Поначалу все кажется так мирно-празднично — веселый наигрыш труб, грузовики и парни с рюкзаками, ловко прыгающие в кузов, семейные группы, залитые солнцем, и сын Иллариона, замешкавшийся с трубой и бросившийся догонять свою машину, и какие-то старухи и старики, бегущие за пылящими уже вдали грузовиками...
И только через минуту, когда схлынула суматоха и на опустевшей белой под безжалостным солнцем площади там и сям в молчаливой скорби застывают траурные группы — старухи в черном, притихшие дети, старики, — и аппарат панорамирует по лицам, хранящим следы многих лет и крестьянских трудов; когда он с ритуальной медлительностью обходит круг молчаливых, брошенных на землю инструментов и нот, а за кадром вступает грозная и медленная музыкальная тема столь памятной всем нам песни «Идет война народная», — лишь в эту неподвижную и скорбную минуту становится понятной глубина народного горя и сила народной стойкости...
В этом весь стиль картины, ее жанр, ее прием, ее своеобразие. Авторы не обходят трагическое в жизни. Но показывают его скупо и коротко. Только констатируют, не давая воли переживаниям или пересказу.
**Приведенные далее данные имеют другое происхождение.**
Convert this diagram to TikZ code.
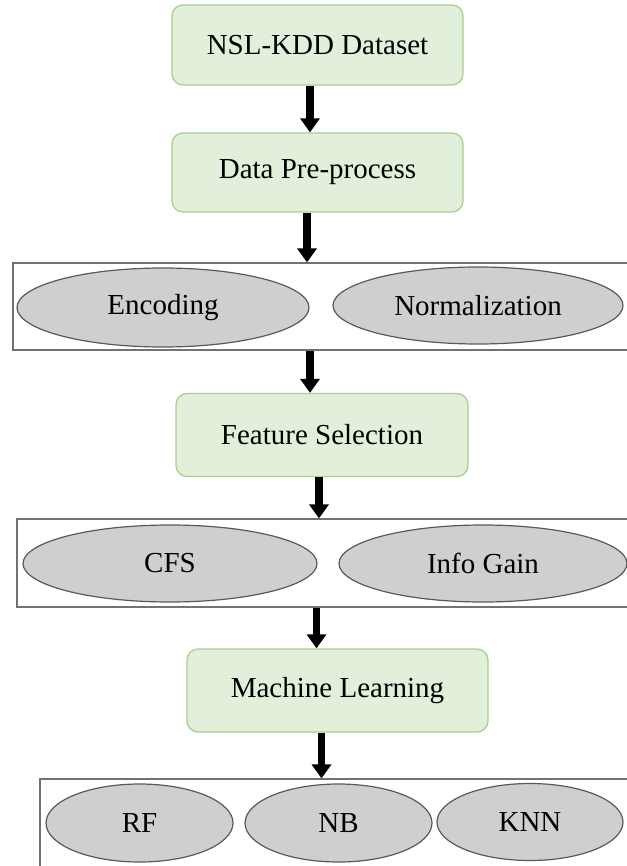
\documentclass[tikz,border=0pt]{standalone}
\usepackage{fontspec}
\setmainfont{Liberation Serif}
\usetikzlibrary{arrows.meta,shapes.geometric}
\definecolor{boxfill}{HTML}{E2EFDA}
\definecolor{boxline}{HTML}{A9D08E}
\definecolor{ellfill}{HTML}{D0CECE}
\definecolor{ellline}{HTML}{595959}
\definecolor{panelline}{HTML}{767171}
\tikzset{
  stepbox/.style={draw=boxline,fill=boxfill,line width=1.3pt,rounded corners=11pt,inner sep=0pt,
    font=\fontsize{29}{32}\selectfont},
  oval/.style={ellipse,draw=ellline,fill=ellfill,line width=1.2pt,inner sep=0pt,
    font=\fontsize{29}{32}\selectfont},
  panel/.style={draw=panelline,line width=1.2pt,inner sep=0pt},
  arr/.style={line width=7.5pt,-{Triangle[width=19pt,length=14pt]}}
}
\begin{document}
\begin{tikzpicture}[x=1pt,y=-1pt]
\useasboundingbox (0,0) rectangle (626,866);
% boxes
\node[stepbox,minimum width=291pt,minimum height=80pt] (b1) at (317.5,45) {NSL-KDD Dataset};
\node[stepbox,minimum width=291pt,minimum height=79pt] (b2) at (317.5,172.5) {Data Pre-process};
\node[stepbox,minimum width=292pt,minimum height=83pt] (b3) at (322,435) {Feature Selection};
\node[stepbox,minimum width=301pt,minimum height=83pt] (b4) at (337.5,690.5) {Machine Learning};
% panels
\node[panel,minimum width=630pt,minimum height=87pt] (p1) at (328,306.5) {};
\node[panel,minimum width=626pt,minimum height=88pt] (p2) at (330,563) {};
\node[panel,minimum width=610pt,minimum height=100pt] (p3) at (345,829) {};
% ellipses
\node[oval,minimum width=292pt,minimum height=79pt] (e1) at (163,307.5) {Encoding};
\node[oval,minimum width=290pt,minimum height=77pt] (e2) at (478,305.5) {Normalization};
\node[oval,minimum width=294pt,minimum height=77pt] (e3) at (170,563.5) {CFS};
\node[oval,minimum width=288pt,minimum height=77pt] (e4) at (483,563.5) {Info Gain};
\node[oval,minimum width=187pt,minimum height=78pt] (e5) at (139.5,823) {RF};
\node[oval,minimum width=187pt,minimum height=78pt] (e6) at (338.5,823) {NB};
\node[oval,minimum width=186pt,minimum height=77pt] (e7) at (530,822) {KNN};
% arrows
\draw[arr] ([xshift=-7.5pt]b1.south) -- ([xshift=-7.5pt]b1.south |- b2.north);
\draw[arr] ([xshift=-10.5pt]b2.south) -- ([xshift=-10.5pt]b2.south |- p1.north);
\draw[arr] ([xshift=-12pt]b3.north |- p1.south) -- ([xshift=-12pt]b3.north);
\draw[arr] ([xshift=-3pt]b3.south) -- ([xshift=-3pt]b3.south |- p2.north);
\draw[arr] ([xshift=-21pt]b4.north |- p2.south) -- ([xshift=-21pt]b4.north);
\draw[arr] ([xshift=-16pt]b4.south) -- ([xshift=-16pt]b4.south |- p3.north);
\end{tikzpicture}
\end{document}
Зато пустяковое и житейское они живописуют тщательно, подробно и любовно. Это не лишает трагическое значительности и не прибавляет значительности пустякам, хотя какая-нибудь злосчастная погоня за зайцем или розыгрыш кривого Илико Илларионом сняты режиссером и оператором Г. Калатозишвили не только подробно, но и остроумно и изобретательно. Но именно оттого, что трагические и значительные моменты на фоне этих чересчур подробных пустяков показаны так скупо, они выделены и обозначены как кульминации фильма и самой жизни. А оттого, что житейское в жизни показано так подробно, сама жизнь — ее неостановимый круговорот — утверждается в своих правах. В этом не только жанровое своеобразие, но и смысл непритязательной истории мальчика Зурико, бабушки, Илико и Иллариона, а вместе с ними всего селения, затерявшегося среди гор. ‹…›
Надо сказать, что «городскую», тбилисскую часть повествования режиссер свел до минимума. Не вдаваясь в подробности, он попросту обозначил: Зурико учится, Зурико хорошо учится, Зурико очень хорошо учится. Не потому ли, что понял: сила картины — в постижении народной жизни, проникновении в ее сущность и ее типы, пусть через традиционно комическое и нарочито чепуховое.
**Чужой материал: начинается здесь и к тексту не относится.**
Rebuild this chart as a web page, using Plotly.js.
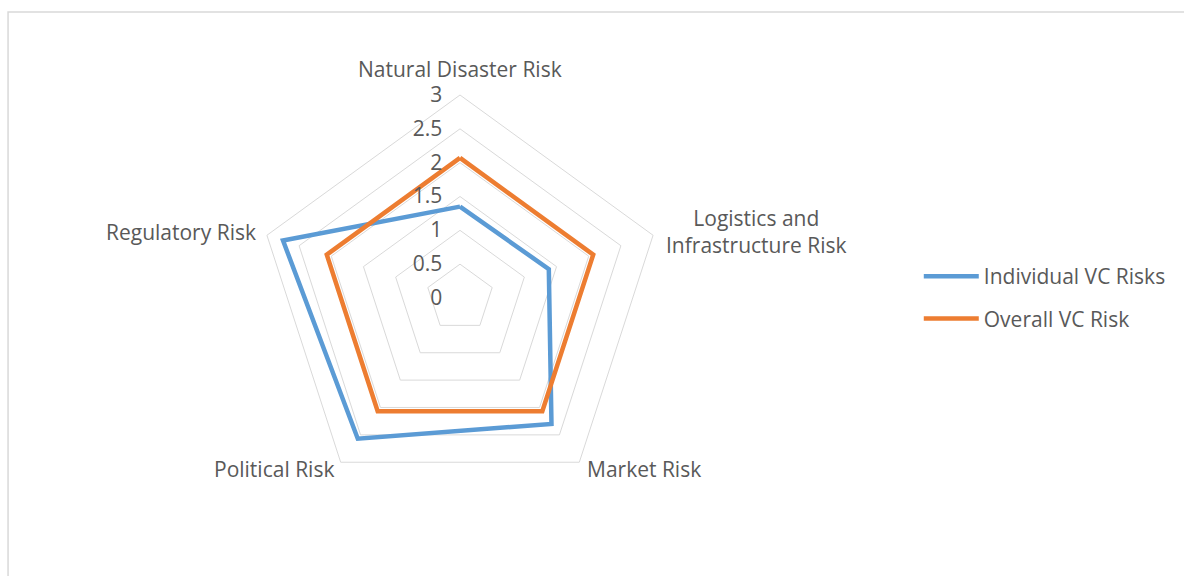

Может быть, поэтому возвращение Зурико в родное селение, где доживают свой век неразлучные Илико и Илларион, где умирает бабушка и ждет его верная Мери, воспринимается не только как естественное сюжетное завершение, но и как закономерное художественное завершение, как возврат к главным, глубинным мотивам картины, выражающим главные, глубинные законы жизни.
Сельское кладбище, за оградой которого осталась бабушка,— а казалось, она бессмертна, как сама жизнь,— и знакомый простор за ним с одинокой вершиной на горизонте, и вспаханная земля, встающая во всей своей мощи наклонно к горизонту, как напоминание об извечном труде многих поколений, и горная дорога, убегающая вдаль, и Зурико и Мери, идущие по ней навстречу своему будущему, которое не могли отнять у них ни война, ни горе, ни смерть — потому что жизнь нельзя уничтожить, и нельзя остановить, и нельзя повернуть вспять... И впереди новая семья, сыновья и внуки, и им предстоит возделывать эту старую землю и снова и снова строить на ней счастливую жизнь...
Таков финал этой картины, которую можно было бы назвать высокопарно — философской, если бы на самом деле она не была веселой и непритязательной национальной комедией с оттенком лукавой идиллии.
Туровская М. Бабушка, Илико, Илларион и кинокамера // Туровская М. Да и нет. М.:Искусство, 1966.